Can you quote the records below in full, word for word?

--- Begin Record excerpts ---

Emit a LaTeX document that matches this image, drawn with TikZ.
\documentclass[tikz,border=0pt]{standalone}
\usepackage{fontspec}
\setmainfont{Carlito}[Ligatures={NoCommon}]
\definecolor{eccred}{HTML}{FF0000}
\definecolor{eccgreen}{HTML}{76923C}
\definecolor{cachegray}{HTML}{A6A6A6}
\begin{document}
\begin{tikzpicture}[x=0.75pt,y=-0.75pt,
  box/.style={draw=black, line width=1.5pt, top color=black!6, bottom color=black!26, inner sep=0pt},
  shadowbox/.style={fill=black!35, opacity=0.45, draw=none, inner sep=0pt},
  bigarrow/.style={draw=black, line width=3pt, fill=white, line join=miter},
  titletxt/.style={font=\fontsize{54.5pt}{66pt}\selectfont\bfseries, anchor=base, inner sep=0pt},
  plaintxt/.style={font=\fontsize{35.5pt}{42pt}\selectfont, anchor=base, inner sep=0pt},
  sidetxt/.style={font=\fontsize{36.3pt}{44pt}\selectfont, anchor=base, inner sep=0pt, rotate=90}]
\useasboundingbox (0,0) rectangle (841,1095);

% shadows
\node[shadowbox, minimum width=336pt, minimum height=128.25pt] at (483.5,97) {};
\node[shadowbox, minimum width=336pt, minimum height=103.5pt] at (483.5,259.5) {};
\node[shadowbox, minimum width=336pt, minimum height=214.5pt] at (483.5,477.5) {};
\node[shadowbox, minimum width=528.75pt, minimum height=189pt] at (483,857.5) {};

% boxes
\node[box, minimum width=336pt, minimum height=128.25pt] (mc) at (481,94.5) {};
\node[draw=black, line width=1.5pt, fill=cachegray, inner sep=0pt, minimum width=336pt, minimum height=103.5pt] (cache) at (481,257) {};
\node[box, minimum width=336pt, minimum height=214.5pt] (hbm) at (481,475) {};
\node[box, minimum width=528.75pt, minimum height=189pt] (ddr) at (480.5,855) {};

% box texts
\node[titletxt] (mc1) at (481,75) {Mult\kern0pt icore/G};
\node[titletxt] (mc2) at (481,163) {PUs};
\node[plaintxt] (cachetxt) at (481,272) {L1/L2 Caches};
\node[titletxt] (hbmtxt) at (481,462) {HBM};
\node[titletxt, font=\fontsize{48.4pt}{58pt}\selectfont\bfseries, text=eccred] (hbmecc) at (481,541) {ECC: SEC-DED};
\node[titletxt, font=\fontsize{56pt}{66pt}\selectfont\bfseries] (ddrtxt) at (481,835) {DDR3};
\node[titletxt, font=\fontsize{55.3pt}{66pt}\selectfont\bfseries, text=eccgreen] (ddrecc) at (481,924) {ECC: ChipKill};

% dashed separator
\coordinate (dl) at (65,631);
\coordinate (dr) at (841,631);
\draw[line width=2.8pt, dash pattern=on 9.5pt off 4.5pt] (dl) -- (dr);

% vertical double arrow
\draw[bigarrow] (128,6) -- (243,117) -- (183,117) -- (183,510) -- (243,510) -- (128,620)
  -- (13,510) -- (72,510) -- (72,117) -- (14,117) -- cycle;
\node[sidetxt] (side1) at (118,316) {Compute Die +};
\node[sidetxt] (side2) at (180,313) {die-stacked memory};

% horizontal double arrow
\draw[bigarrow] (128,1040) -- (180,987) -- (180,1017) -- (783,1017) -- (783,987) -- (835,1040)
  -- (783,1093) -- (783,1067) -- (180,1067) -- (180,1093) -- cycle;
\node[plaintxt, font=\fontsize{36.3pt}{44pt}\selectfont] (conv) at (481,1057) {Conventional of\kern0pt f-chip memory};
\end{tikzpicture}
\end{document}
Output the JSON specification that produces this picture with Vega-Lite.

--- End Record excerpts ---

## Final answer:
Emit a LaTeX document that matches this image, drawn with TikZ.
\documentclass[tikz,border=0pt]{standalone}
\usepackage{fontspec}
\setmainfont{Carlito}[Ligatures={NoCommon}]
\definecolor{eccred}{HTML}{FF0000}
\definecolor{eccgreen}{HTML}{76923C}
\definecolor{cachegray}{HTML}{A6A6A6}
\begin{document}
\begin{tikzpicture}[x=0.75pt,y=-0.75pt,
  box/.style={draw=black, line width=1.5pt, top color=black!6, bottom color=black!26, inner sep=0pt},
  shadowbox/.style={fill=black!35, opacity=0.45, draw=none, inner sep=0pt},
  bigarrow/.style={draw=black, line width=3pt, fill=white, line join=miter},
  titletxt/.style={font=\fontsize{54.5pt}{66pt}\selectfont\bfseries, anchor=base, inner sep=0pt},
  plaintxt/.style={font=\fontsize{35.5pt}{42pt}\selectfont, anchor=base, inner sep=0pt},
  sidetxt/.style={font=\fontsize{36.3pt}{44pt}\selectfont, anchor=base, inner sep=0pt, rotate=90}]
\useasboundingbox (0,0) rectangle (841,1095);

% shadows
\node[shadowbox, minimum width=336pt, minimum height=128.25pt] at (483.5,97) {};
\node[shadowbox, minimum width=336pt, minimum height=103.5pt] at (483.5,259.5) {};
\node[shadowbox, minimum width=336pt, minimum height=214.5pt] at (483.5,477.5) {};
\node[shadowbox, minimum width=528.75pt, minimum height=189pt] at (483,857.5) {};

% boxes
\node[box, minimum width=336pt, minimum height=128.25pt] (mc) at (481,94.5) {};
\node[draw=black, line width=1.5pt, fill=cachegray, inner sep=0pt, minimum width=336pt, minimum height=103.5pt] (cache) at (481,257) {};
\node[box, minimum width=336pt, minimum height=214.5pt] (hbm) at (481,475) {};
\node[box, minimum width=528.75pt, minimum height=189pt] (ddr) at (480.5,855) {};

% box texts
\node[titletxt] (mc1) at (481,75) {Mult\kern0pt icore/G};
\node[titletxt] (mc2) at (481,163) {PUs};
\node[plaintxt] (cachetxt) at (481,272) {L1/L2 Caches};
\node[titletxt] (hbmtxt) at (481,462) {HBM};
\node[titletxt, font=\fontsize{48.4pt}{58pt}\selectfont\bfseries, text=eccred] (hbmecc) at (481,541) {ECC: SEC-DED};
\node[titletxt, font=\fontsize{56pt}{66pt}\selectfont\bfseries] (ddrtxt) at (481,835) {DDR3};
\node[titletxt, font=\fontsize{55.3pt}{66pt}\selectfont\bfseries, text=eccgreen] (ddrecc) at (481,924) {ECC: ChipKill};

% dashed separator
\coordinate (dl) at (65,631);
\coordinate (dr) at (841,631);
\draw[line width=2.8pt, dash pattern=on 9.5pt off 4.5pt] (dl) -- (dr);

% vertical double arrow
\draw[bigarrow] (128,6) -- (243,117) -- (183,117) -- (183,510) -- (243,510) -- (128,620)
  -- (13,510) -- (72,510) -- (72,117) -- (14,117) -- cycle;
\node[sidetxt] (side1) at (118,316) {Compute Die +};
\node[sidetxt] (side2) at (180,313) {die-stacked memory};

% horizontal double arrow
\draw[bigarrow] (128,1040) -- (180,987) -- (180,1017) -- (783,1017) -- (783,987) -- (835,1040)
  -- (783,1093) -- (783,1067) -- (180,1067) -- (180,1093) -- cycle;
\node[plaintxt, font=\fontsize{36.3pt}{44pt}\selectfont] (conv) at (481,1057) {Conventional of\kern0pt f-chip memory};
\end{tikzpicture}
\end{document}
Output the JSON specification that produces this picture with Vega-Lite.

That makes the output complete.